*Exercise task*:
Every line from the beginning of the records below up to the one holding "kHz', '100 kHz']" should be quoted exactly; leave out the rest.

═══ Excerpted records

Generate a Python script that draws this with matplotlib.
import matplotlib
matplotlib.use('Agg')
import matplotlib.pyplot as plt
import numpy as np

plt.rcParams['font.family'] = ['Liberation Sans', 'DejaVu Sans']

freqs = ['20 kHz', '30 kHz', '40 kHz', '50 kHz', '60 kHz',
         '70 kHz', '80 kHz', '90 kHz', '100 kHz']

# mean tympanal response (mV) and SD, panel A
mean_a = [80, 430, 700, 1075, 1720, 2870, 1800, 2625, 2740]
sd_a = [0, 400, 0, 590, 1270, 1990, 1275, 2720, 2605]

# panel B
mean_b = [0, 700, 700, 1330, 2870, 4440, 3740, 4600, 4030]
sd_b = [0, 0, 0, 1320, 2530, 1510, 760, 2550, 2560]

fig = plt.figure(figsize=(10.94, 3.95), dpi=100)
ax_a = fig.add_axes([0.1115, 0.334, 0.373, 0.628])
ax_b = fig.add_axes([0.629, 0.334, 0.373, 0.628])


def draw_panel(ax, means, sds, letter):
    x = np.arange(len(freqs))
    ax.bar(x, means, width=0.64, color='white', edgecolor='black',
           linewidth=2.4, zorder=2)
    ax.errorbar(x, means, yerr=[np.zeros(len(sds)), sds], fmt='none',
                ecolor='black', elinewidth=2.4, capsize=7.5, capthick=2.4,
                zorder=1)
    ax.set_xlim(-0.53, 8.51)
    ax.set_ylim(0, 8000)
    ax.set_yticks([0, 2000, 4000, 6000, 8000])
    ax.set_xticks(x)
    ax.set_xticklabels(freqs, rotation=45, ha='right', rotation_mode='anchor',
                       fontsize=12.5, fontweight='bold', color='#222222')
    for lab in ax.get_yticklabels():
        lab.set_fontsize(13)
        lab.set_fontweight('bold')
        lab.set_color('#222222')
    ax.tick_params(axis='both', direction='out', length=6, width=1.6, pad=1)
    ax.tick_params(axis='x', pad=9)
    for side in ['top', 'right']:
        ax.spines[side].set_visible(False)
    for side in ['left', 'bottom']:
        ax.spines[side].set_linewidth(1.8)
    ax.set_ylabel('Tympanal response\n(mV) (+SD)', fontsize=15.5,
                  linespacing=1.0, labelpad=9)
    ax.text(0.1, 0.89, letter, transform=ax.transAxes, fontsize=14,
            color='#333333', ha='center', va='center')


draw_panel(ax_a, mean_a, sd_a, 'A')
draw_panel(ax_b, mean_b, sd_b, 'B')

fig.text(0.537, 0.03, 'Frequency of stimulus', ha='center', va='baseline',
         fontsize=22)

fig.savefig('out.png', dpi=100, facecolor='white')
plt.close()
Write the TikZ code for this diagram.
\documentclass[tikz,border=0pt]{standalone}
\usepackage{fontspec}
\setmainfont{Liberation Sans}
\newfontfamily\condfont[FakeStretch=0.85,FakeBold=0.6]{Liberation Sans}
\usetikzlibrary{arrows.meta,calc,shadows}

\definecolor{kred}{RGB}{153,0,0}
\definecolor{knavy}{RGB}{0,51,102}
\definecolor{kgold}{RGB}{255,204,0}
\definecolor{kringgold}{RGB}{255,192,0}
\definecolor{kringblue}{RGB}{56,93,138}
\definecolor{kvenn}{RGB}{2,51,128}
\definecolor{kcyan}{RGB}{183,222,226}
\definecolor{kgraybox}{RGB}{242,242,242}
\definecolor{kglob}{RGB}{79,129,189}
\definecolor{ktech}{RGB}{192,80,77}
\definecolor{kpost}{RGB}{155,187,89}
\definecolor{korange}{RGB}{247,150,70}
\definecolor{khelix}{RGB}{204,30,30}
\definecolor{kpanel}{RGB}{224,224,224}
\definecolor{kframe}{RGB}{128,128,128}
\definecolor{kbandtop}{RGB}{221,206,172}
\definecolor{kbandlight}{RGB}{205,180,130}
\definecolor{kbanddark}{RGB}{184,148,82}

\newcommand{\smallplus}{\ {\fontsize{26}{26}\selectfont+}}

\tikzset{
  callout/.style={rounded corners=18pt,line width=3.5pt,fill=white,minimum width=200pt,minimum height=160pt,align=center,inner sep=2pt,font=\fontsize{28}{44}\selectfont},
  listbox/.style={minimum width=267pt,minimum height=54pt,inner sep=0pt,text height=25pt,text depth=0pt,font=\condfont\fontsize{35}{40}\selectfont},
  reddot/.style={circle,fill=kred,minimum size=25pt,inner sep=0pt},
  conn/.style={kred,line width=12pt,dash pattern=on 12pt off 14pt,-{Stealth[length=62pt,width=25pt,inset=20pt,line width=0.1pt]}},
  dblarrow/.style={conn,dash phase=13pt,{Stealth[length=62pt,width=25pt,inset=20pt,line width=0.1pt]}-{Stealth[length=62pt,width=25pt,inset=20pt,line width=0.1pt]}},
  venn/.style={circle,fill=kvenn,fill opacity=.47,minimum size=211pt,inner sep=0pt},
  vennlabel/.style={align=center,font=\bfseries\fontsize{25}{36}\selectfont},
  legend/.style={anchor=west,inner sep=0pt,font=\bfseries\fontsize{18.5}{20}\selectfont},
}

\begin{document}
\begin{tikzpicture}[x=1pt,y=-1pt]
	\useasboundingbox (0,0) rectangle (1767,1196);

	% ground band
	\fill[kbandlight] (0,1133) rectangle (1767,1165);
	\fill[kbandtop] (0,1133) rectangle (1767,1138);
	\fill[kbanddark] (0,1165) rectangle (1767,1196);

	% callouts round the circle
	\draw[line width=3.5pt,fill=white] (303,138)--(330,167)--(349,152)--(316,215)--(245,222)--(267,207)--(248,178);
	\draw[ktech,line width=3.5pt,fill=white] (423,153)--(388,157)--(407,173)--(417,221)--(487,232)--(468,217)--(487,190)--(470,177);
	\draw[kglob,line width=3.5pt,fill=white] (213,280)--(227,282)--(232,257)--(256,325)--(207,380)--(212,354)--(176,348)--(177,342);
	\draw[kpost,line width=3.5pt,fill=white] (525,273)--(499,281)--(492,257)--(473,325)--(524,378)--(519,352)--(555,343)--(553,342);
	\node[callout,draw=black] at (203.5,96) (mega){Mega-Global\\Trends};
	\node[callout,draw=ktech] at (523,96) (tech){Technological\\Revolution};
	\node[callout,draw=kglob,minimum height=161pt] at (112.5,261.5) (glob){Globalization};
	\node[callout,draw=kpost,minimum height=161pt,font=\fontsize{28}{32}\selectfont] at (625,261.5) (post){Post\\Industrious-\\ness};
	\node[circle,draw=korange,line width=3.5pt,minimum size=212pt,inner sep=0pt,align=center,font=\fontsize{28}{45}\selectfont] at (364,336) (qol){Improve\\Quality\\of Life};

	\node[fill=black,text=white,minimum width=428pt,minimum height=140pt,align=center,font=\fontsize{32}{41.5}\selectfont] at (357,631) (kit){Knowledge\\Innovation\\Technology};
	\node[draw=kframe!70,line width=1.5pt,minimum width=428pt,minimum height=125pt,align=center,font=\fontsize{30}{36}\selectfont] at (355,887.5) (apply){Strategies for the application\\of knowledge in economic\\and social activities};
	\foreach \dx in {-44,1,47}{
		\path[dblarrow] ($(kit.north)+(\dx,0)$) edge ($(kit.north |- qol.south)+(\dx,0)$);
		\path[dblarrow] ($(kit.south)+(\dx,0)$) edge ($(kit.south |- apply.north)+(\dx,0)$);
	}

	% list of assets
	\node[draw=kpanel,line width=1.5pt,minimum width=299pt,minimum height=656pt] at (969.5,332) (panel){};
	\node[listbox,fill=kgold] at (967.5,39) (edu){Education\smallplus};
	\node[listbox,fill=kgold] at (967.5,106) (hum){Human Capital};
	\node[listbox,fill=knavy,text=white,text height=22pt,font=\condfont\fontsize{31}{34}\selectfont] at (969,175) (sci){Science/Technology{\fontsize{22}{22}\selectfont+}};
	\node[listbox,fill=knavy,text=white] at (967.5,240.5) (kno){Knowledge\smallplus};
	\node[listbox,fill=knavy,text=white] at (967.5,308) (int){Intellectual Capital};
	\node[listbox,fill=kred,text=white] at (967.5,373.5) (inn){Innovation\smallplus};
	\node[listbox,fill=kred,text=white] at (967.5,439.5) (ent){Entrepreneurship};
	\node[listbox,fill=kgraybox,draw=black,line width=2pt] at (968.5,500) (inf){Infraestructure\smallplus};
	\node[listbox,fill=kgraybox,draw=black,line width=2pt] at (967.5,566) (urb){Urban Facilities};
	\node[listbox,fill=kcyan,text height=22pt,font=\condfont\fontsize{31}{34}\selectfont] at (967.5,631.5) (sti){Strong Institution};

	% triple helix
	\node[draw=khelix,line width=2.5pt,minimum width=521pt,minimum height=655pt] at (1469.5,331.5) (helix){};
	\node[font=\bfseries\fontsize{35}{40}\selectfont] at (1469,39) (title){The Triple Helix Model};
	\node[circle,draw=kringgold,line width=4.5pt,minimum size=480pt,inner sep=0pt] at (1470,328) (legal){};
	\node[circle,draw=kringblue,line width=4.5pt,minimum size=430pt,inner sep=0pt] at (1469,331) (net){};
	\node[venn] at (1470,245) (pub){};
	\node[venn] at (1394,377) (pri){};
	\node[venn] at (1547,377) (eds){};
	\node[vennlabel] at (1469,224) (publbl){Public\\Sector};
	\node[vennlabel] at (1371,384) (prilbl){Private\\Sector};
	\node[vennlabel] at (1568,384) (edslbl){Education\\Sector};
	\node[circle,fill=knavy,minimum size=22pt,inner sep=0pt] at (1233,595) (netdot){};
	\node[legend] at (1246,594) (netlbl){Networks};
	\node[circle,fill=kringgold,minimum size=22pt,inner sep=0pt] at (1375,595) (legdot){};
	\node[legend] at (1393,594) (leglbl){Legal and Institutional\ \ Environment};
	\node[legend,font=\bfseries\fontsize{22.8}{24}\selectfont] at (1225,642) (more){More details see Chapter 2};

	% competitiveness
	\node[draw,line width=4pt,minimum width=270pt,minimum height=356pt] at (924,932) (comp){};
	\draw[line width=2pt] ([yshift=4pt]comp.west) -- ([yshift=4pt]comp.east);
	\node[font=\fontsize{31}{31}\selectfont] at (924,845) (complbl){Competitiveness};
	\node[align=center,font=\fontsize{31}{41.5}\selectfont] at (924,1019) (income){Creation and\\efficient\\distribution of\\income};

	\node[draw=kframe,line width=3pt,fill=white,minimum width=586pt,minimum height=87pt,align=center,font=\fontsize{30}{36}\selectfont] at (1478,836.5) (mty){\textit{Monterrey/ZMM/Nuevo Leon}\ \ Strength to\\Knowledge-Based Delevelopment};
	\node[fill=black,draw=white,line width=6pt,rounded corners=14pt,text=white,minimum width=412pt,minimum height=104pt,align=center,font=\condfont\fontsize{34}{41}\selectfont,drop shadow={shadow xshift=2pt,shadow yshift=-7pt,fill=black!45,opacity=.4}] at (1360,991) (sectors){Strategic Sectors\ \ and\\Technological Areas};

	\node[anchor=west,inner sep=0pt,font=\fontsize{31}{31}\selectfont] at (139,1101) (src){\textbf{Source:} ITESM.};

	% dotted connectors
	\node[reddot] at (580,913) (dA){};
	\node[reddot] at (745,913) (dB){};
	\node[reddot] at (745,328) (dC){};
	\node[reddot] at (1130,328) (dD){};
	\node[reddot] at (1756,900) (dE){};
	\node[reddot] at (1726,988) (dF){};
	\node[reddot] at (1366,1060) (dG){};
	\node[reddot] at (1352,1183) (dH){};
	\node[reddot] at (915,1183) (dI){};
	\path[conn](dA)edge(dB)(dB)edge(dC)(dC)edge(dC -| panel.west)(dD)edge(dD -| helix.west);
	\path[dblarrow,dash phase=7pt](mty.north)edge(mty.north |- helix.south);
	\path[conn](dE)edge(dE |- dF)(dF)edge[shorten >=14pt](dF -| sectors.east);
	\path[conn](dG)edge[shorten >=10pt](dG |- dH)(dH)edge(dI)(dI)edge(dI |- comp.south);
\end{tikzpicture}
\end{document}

══════

*Solution below*:
Generate a Python script that draws this with matplotlib.
import matplotlib
matplotlib.use('Agg')
import matplotlib.pyplot as plt
import numpy as np

plt.rcParams['font.family'] = ['Liberation Sans', 'DejaVu Sans']

freqs = ['20 kHz', '30 kHz', '40 kHz', '50 kHz', '60 kHz',
         '70 kHz', '80 kHz', '90 kHz', '100 kHz']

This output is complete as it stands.